The Department of Sociology presents:

Ramona Hernández
Dominicans in the US: Migrating to the Promised Land
What explains the international mobility of workers from developing to advanced societies? Why do workers move from one region to another? Using the Dominican labor force in New York as a case study, Ramona Hernndez challenges the presumption of a straightforward relationship between supply and demand in the job markets of the receiving society. She contends that the traditional correlation between migration and economic progress does not always hold true. Once transplanted in New York City, Hernandez shows, Dominicans have faced economic hardship as the result of high levels of unemployment and underemployment and the reality of a changing labor market that increasingly requires workers with skills and training they do not have.
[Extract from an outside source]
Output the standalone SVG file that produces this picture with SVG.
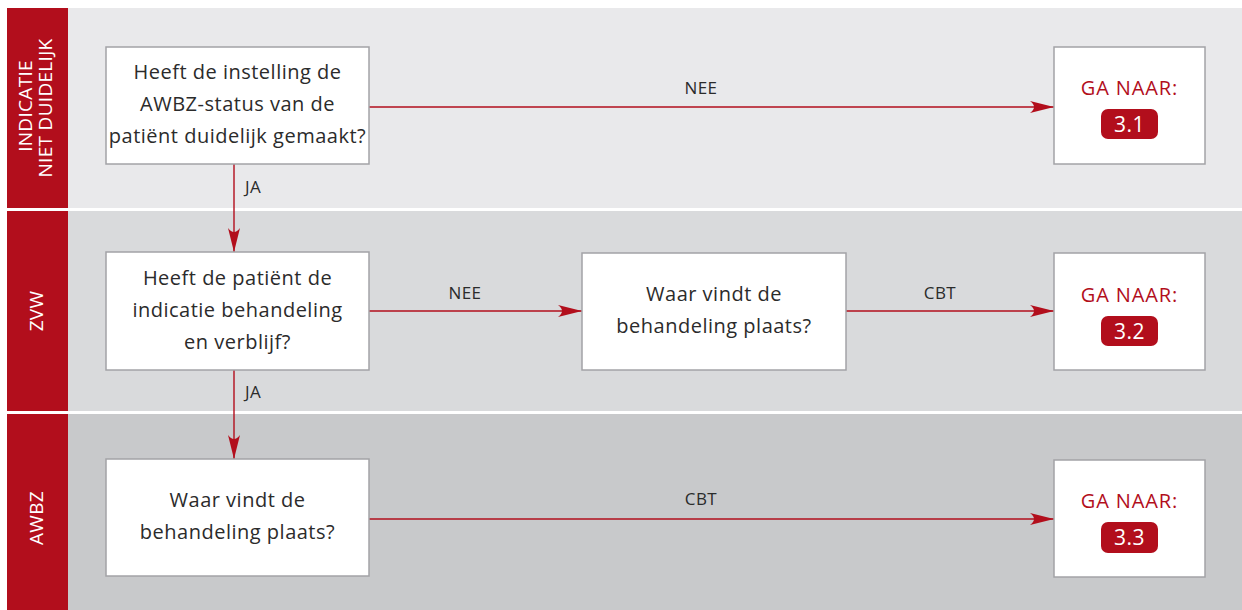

Rather than responding to a demand in the labor market, emigration from the Dominican Republic was the result of a de facto government policy encouraging poor and jobless people to leave -- a policy in which the United States was an accomplice because the policy suited its economic and political interests in the region.
Ramona Hernández is Professor of Sociology and Director of the CUNY Dominican Studies Institute at City College. She is the author of The Mobility of Workers Under Advanced Capitalism: Dominican Migration to the United States (Columbia University Press, 2002), and the coauthor of Latinos in New York: Communities in Transition (University of Notre Dame Press, 1996).